University chief knows teaching

JOSEPH B. MOORE JOSEPH B. MOORE

A former high school English teacher and president of a New York State public college will become the next leader of Lesley University, which was founded as a teachers college.

Joseph B. Moore, 56, president of Empire State College since 2000, will assume his new job in Cambridge on July 10. He replaces Margaret A. McKenna, who during her 21-year tenure as president transformed a college of a few hundred students into a liberal arts university with 12,000 students.

Lesley trustees, who approved Moore's appointment on Thursday, announced the news yesterday.

"It has always stuck with me, the intensity of a high school classroom," said Moore, who taught high school in New Hampshire and Vermont for four years early in his career. Moore's roots as a classroom teacher and a college professor made him a favorite among faculty, said Lisa Fiore, chairwoman of the university's 185-member faculty assembly.

"He understands what we do in a classroom," said Fiore, an assistant professor and director of the university's early childhood program.

Among the challenges facing Moore at Lesley: increasing the undergraduate and graduate enrollment, relocating the Art Institute of Boston to an old church in Porter Square, and adding more online courses.

"He's aware of Lesley's desire to grow, and he appears to be the kind of person who can do that," said Donald Perrin, chairman of Lesley University's Board of Trustees. "He just electrified people with his understanding of Lesley's mission and operation."

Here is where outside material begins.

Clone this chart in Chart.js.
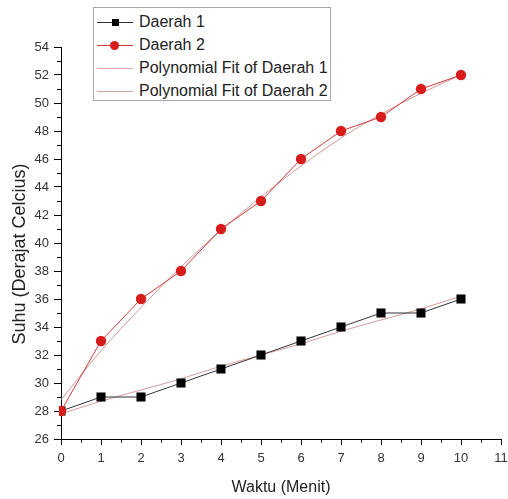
<!DOCTYPE html>
<html>
<head>
<meta charset="utf-8">
<script src="https://cdn.jsdelivr.net/npm/chart.js@4"></script>
<style>
  html, body { margin: 0; padding: 0; background: #fff; }
  #wrap { position: relative; width: 508px; height: 499px; }
  #c { position: absolute; left: 0; top: 0; }
  #legend { position: absolute; left: 93px; top: 7px; width: 236px; height: 92px;
    border: 1px solid #a8a8a8; background: #fff; font-family: "Liberation Sans", Arial, sans-serif;
    font-size: 16px; color: #222; }
  .row { position: absolute; left: 0; height: 20px; width: 236px; }
  .ln { position: absolute; left: 3px; width: 36px; top: 10px; height: 1px; }
  .mk { position: absolute; }
  .tx { position: absolute; left: 45px; top: 1px; line-height: 18px; white-space: nowrap; }
</style>
</head>
<body>
<div id="wrap">
  <canvas id="c" width="508" height="499"></canvas>
  <div id="legend"></div>
</div>
<script>
const waktu = [0, 1, 2, 3, 4, 5, 6, 7, 8, 9, 10];
const daerah1 = [28, 29, 29, 30, 31, 32, 33, 34, 35, 35, 36];
const daerah2 = [28, 33, 36, 38, 41, 43, 46, 48, 49, 51, 52];
const fitDaerah1 = [27.8, 28.7, 29.5, 30.3, 31.2, 32.0, 32.8, 33.7, 34.5, 35.3, 36.2];
const fitDaerah2 = [28.8, 32.3, 35.4, 38.3, 40.9, 43.3, 45.5, 47.5, 49.2, 50.7, 52.0];
const seriesNames = ["Daerah 1", "Daerah 2", "Polynomial Fit of Daerah 1", "Polynomial Fit of Daerah 2"];
const xTitle = "Waktu (Menit)";
const yTitle = "Suhu (Derajat Celcius)";

const pts = ys => waktu.map((x, i) => ({ x: x, y: ys[i] }));
const FONT = '"Liberation Sans", Arial, sans-serif';

const extras = {
  id: 'extras',
  afterDraw(chart) {
    const ctx = chart.ctx;
    const xs = chart.scales.x, ys = chart.scales.y;
    const a = chart.chartArea;
    ctx.save();
    ctx.strokeStyle = '#000';
    ctx.lineWidth = 1;
    ctx.beginPath();
    for (let v = 0.5; v < 11; v += 1) {
      const px = Math.round(xs.getPixelForValue(v)) + 0.5;
      ctx.moveTo(px, a.bottom);
      ctx.lineTo(px, a.bottom + 3.5);
    }
    for (let v = 27; v < 54; v += 2) {
      const py = Math.round(ys.getPixelForValue(v)) + 0.5;
      ctx.moveTo(a.left - 4, py);
      ctx.lineTo(a.left, py);
    }
    ctx.stroke();
    // y axis title
    ctx.fillStyle = '#222';
    ctx.font = '18px ' + FONT;
    ctx.textAlign = 'center';
    ctx.textBaseline = 'middle';
    ctx.translate(20, 254);
    ctx.rotate(-Math.PI / 2);
    ctx.fillText(yTitle, 0, 0);
    ctx.restore();
  }
};

new Chart(document.getElementById('c'), {
  type: 'scatter',
  data: {
    datasets: [
      { label: seriesNames[0], data: pts(daerah1), showLine: true, borderColor: '#333', borderWidth: 1,
        pointStyle: 'rect', pointRadius: 6.4, pointBackgroundColor: '#000', pointBorderColor: '#000',
        pointBorderWidth: 0, order: 1, clip: 2 },
      { label: seriesNames[1], data: pts(daerah2), showLine: true, borderColor: '#d03a3a', borderWidth: 1,
        pointStyle: 'circle', pointRadius: 5.2, pointBackgroundColor: '#d81c1c', pointBorderColor: '#d81c1c',
        pointBorderWidth: 0, order: 0, clip: 2 },
      { label: seriesNames[2], data: pts(fitDaerah1), showLine: true, borderColor: '#d89a9a', borderWidth: 1,
        pointRadius: 0, cubicInterpolationMode: 'monotone', order: 2 },
      { label: seriesNames[3], data: pts(fitDaerah2), showLine: true, borderColor: '#d49696', borderWidth: 1,
        pointRadius: 0, cubicInterpolationMode: 'monotone', order: 3 }
    ]
  },
  options: {
    responsive: false,
    animation: false,
    devicePixelRatio: 1,
    layout: { padding: { top: 47, right: 7, left: 0, bottom: 0 } },
    plugins: { legend: { display: false }, tooltip: { enabled: false } },
    scales: {
      x: {
        type: 'linear', min: 0, max: 11,
        afterFit(s) { s.height = 60; s.paddingLeft = 0; s.paddingRight = 0; },
        ticks: { stepSize: 1, color: '#333', font: { family: FONT, size: 13 }, padding: 6, maxRotation: 0, autoSkip: false },
        grid: { display: true, drawOnChartArea: false, drawTicks: true, tickLength: 6, color: '#000', tickColor: '#000' },
        border: { display: true, color: '#000', width: 1 },
        title: { display: true, text: xTitle, color: '#222', font: { family: FONT, size: 16 }, padding: { top: 0, bottom: 2 } }
      },
      y: {
        type: 'linear', min: 26, max: 54,
        afterFit(s) { s.width = 61; s.paddingTop = 0; s.paddingBottom = 0; },
        ticks: { stepSize: 2, color: '#333', font: { family: FONT, size: 13 }, padding: 5, autoSkip: false },
        grid: { display: true, drawOnChartArea: false, drawTicks: true, tickLength: 7, color: '#000', tickColor: '#000' },
        border: { display: true, color: '#000', width: 1 },
        title: { display: false }
      }
    }
  },
  plugins: [extras]
});

// HTML legend (real text)
const legendEl = document.getElementById('legend');
const legendSpec = [
  { name: seriesNames[0], line: '#333', marker: 'sq' },
  { name: seriesNames[1], line: '#d03a3a', marker: 'ci' },
  { name: seriesNames[2], line: '#e0a8a8', marker: null },
  { name: seriesNames[3], line: '#cfa4a4', marker: null }
];
const rowTops = [4, 27, 50, 73];
legendSpec.forEach((s, i) => {
  const row = document.createElement('div');
  row.className = 'row';
  row.style.top = rowTops[i] + 'px';
  const ln = document.createElement('div');
  ln.className = 'ln';
  ln.style.background = s.line;
  row.appendChild(ln);
  if (s.marker) {
    const mk = document.createElement('div');
    mk.className = 'mk';
    if (s.marker === 'sq') {
      mk.style.cssText = 'left:18px;top:7px;width:7px;height:7px;background:#000;';
    } else {
      mk.style.cssText = 'left:16px;top:6px;width:9px;height:9px;border-radius:50%;background:#d81c1c;';
    }
    row.appendChild(mk);
  }
  const tx = document.createElement('div');
  tx.className = 'tx';
  tx.textContent = s.name;
  row.appendChild(tx);
  legendEl.appendChild(row);
});
</script>
</body>
</html>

Like Lesley, Empire State is a college experiencing considerable growth. During his six years as president, enrollment has climbed from 12,500 students to 18,000, and the college has opened a new administration building.

Empire State caters to students balancing full-time jobs and families, and is part of the State University of New York system. The college has 35 locations across New York. About a third of its students take classes online and plans are underway for a distance learning center.

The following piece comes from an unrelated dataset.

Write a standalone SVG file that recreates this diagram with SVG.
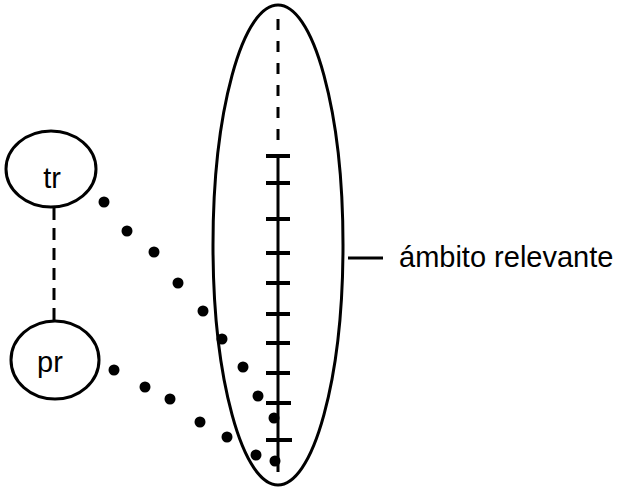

Lesley is interested in expanding its online courses, particularly at the graduate level. Only roughly 250 of 11,000 students enrolled in graduate courses take them online. The bulk of them attend classes at one of the university's locations in 23 states.

The search for a new president began last summer and Moore was among three finalists. The other finalists were Jeffrey Kane, vice president of academic affairs at Long Island University, who withdrew from consideration, and Donna Randall, provost at the University of Hartford, who was named on Friday the president of Albion College in Michigan.

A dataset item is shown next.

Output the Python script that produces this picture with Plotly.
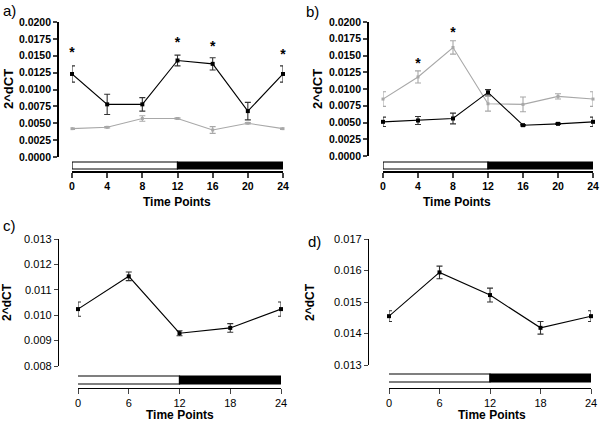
import plotly.graph_objects as go

# panel a) - 4 h time course, two series
a_time = [0, 4, 8, 12, 16, 20, 24]
a_black = [0.0123, 0.0078, 0.0078, 0.0143, 0.0138, 0.0068, 0.0123]
a_black_err = [0.0012, 0.0015, 0.0010, 0.0008, 0.0009, 0.0013, 0.0012]
a_grey = [0.0042, 0.0044, 0.0057, 0.0057, 0.0040, 0.0050, 0.0042]
a_grey_err = [0.0001, 0.0001, 0.0004, 0.0001, 0.0005, 0.0001, 0.0001]
a_star_x = [0, 12, 16, 24]
a_star_y = [0.0153, 0.0168, 0.0162, 0.0151]

# panel b)
b_time = [0, 4, 8, 12, 16, 20, 24]
b_grey = [0.0085, 0.0118, 0.0162, 0.0078, 0.0077, 0.0089, 0.0085]
b_grey_err = [0.0011, 0.0009, 0.0010, 0.0011, 0.0011, 0.0004, 0.0011]
b_black = [0.0051, 0.0053, 0.0056, 0.0095, 0.0046, 0.0048, 0.0051]
b_black_err = [0.0007, 0.0006, 0.0008, 0.0004, 0.0001, 0.0001, 0.0007]
b_star_x = [4, 8]
b_star_y = [0.0137, 0.0183]

# panel c) and d) - 6 h time course
cd_time = [0, 6, 12, 18, 24]
c_vals = [0.01024, 0.01153, 0.00929, 0.00950, 0.01024]
c_err = [0.00028, 0.00017, 0.00010, 0.00017, 0.00028]
d_vals = [0.01455, 0.01594, 0.01522, 0.01418, 0.01455]
d_err = [0.00017, 0.00020, 0.00022, 0.00020, 0.00017]

# light / dark phases
phase_fill = ["white", "black"]

W, H = 600, 423
FONT = "Liberation Sans"
GREY = "#a8a8a8"


def px(x):
    return x / W


def py(y):
    return 1 - y / H


fig = go.Figure()


def add_series(n, t, v, e, color, msize=4):
    fig.add_trace(go.Scatter(
        x=t, y=v, xaxis=f"x{n}", yaxis=f"y{n}", mode="lines+markers",
        line=dict(color=color, width=1.1),
        marker=dict(color=color, size=msize, symbol="square"),
        error_y=dict(type="data", array=e, color=color if color != "black" else "#333",
                     thickness=1.1, width=3),
        cliponaxis=False, showlegend=False))


def add_stars(n, sx, sy):
    fig.add_trace(go.Scatter(
        x=sx, y=sy, xaxis=f"x{n}", yaxis=f"y{n}", mode="text", text=["*"] * len(sx),
        textposition="middle center",
        textfont=dict(family=FONT, size=14, color="black", weight="bold"),
        cliponaxis=False, showlegend=False))


def setup_axes(n, xdom, ydom, yaxis_x, xaxis_y, yrange, ytick, xtick, fmt, bold,
               bar_y, bar_x0, bar_x1):
    w = "bold" if bold else "normal"
    lw = 1.7 if bold else 1.3
    tf = dict(family=FONT, size=10.5 if bold else 11, color="black", weight=w)
    sfx = "" if n == 1 else str(n)
    fig.update_layout(**{
        f"xaxis{sfx}": dict(domain=[px(xdom[0]), px(xdom[1])], range=[0, 24],
                            anchor="free", position=py(xaxis_y), automargin=False,
                            tickvals=xtick, ticks="outside", ticklen=5, tickwidth=lw,
                            showline=True, linecolor="black", linewidth=lw,
                            showgrid=False, zeroline=False, tickfont=tf,
                            fixedrange=True),
        f"yaxis{sfx}": dict(domain=[py(ydom[1]), py(ydom[0])], range=yrange,
                            anchor="free", position=px(yaxis_x), automargin=False,
                            tickvals=ytick, tickformat=fmt, ticks="outside",
                            ticklen=4, tickwidth=lw, showline=True, linecolor="black",
                            linewidth=lw, showgrid=False, zeroline=False,
                            tickfont=tf, fixedrange=True),
    })
    xs = [bar_x0, 12]
    xe = [12, bar_x1]
    for s, e, c in zip(xs, xe, phase_fill):
        fig.add_shape(type="rect", xref=f"x{n}", yref="paper", x0=s, x1=e,
                      y0=py(bar_y[1]), y1=py(bar_y[0]), fillcolor=c,
                      line=dict(color="black", width=1.2))


setup_axes(1, (72, 283), (22, 157), 58, 172, [0, 0.02],
           [0.0025 * i for i in range(9)], a_time, ".4f", True, (162, 169), 0, 24.1)
setup_axes(2, (383, 593), (22, 156), 368, 172, [0, 0.02],
           [0.0025 * i for i in range(9)], b_time, ".4f", True, (162, 169), 0, 24.1)
setup_axes(3, (78, 281), (239, 366), 58, 388, [0.008, 0.013],
           [0.008, 0.009, 0.010, 0.011, 0.012, 0.013], cd_time, ".3f", False,
           (376, 384), -0.3, 24.3)
setup_axes(4, (389, 591), (239, 365), 368, 388, [0.013, 0.017],
           [0.013, 0.014, 0.015, 0.016, 0.017], cd_time, ".3f", False,
           (374, 382), -0.3, 24.6)

add_series(1, a_time, a_grey, a_grey_err, GREY, 3)
add_series(1, a_time, a_black, a_black_err, "black")
add_stars(1, a_star_x, a_star_y)
add_series(2, b_time, b_grey, b_grey_err, GREY, 3)
add_series(2, b_time, b_black, b_black_err, "black")
add_stars(2, b_star_x, b_star_y)
add_series(3, cd_time, c_vals, c_err, "black")
add_series(4, cd_time, d_vals, d_err, "black")

ann = []
for lbl, x, y in [("a)", 1, 10), ("b)", 304, 11), ("c)", 1, 225), ("d)", 306, 241)]:
    ann.append(dict(text=lbl, x=px(x), y=py(y), xref="paper", yref="paper",
                    xanchor="left", yanchor="middle", showarrow=False,
                    font=dict(family=FONT, size=15, color="black")))
for x, y, s in [(9, 89, 13), (318, 89, 13), (7, 302, 12), (310, 302, 12)]:
    ann.append(dict(text="2^dCT", x=px(x), y=py(y), xref="paper", yref="paper",
                    xanchor="center", yanchor="middle",
                    textangle=-90, showarrow=False,
                    font=dict(family=FONT, size=s, color="black", weight="bold")))
for x, y in [(177, 202), (457, 202), (180, 415), (492, 415)]:
    ann.append(dict(text="Time Points", x=px(x), y=py(y), xref="paper", yref="paper",
                    xanchor="center", yanchor="middle", showarrow=False,
                    font=dict(family=FONT, size=12, color="black", weight="bold")))

fig.update_layout(template="none", width=W, height=H, margin=dict(l=0, r=0, t=0, b=0),
                  paper_bgcolor="white", plot_bgcolor="white", annotations=ann,
                  font=dict(family=FONT, color="black"))

fig.write_html("out.html", config={"displayModeBar": False},
               post_script="document.body.style.margin='0px';")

Moore, who is married and has two grown children, said he was attracted to Lesley because of its mission for social change.

"Graduates are very much engaged in jobs that change people's lives," he said. "It's a real intriguing institution."

Moore, who previously was provost and vice president of academic affairs at the public Mansfield University in Pennsylvania, has strong ties to New England. He worked for seven years in the chancellor's office of the Vermont State Colleges, and earned a bachelor of arts degree in English from the University of Massachusetts, a master's in English from the University of New Hampshire, and a doctorate in education administration from the University of Vermont.

James Vaznis can be reached at jvaznis@globe.com.

(Correction: Because of a reporting error, a story in Tuesday's City & Region section about Lesley University misstated the university's 1985 enrollment. Enrollment that year, including graduate students, was about 4,000.)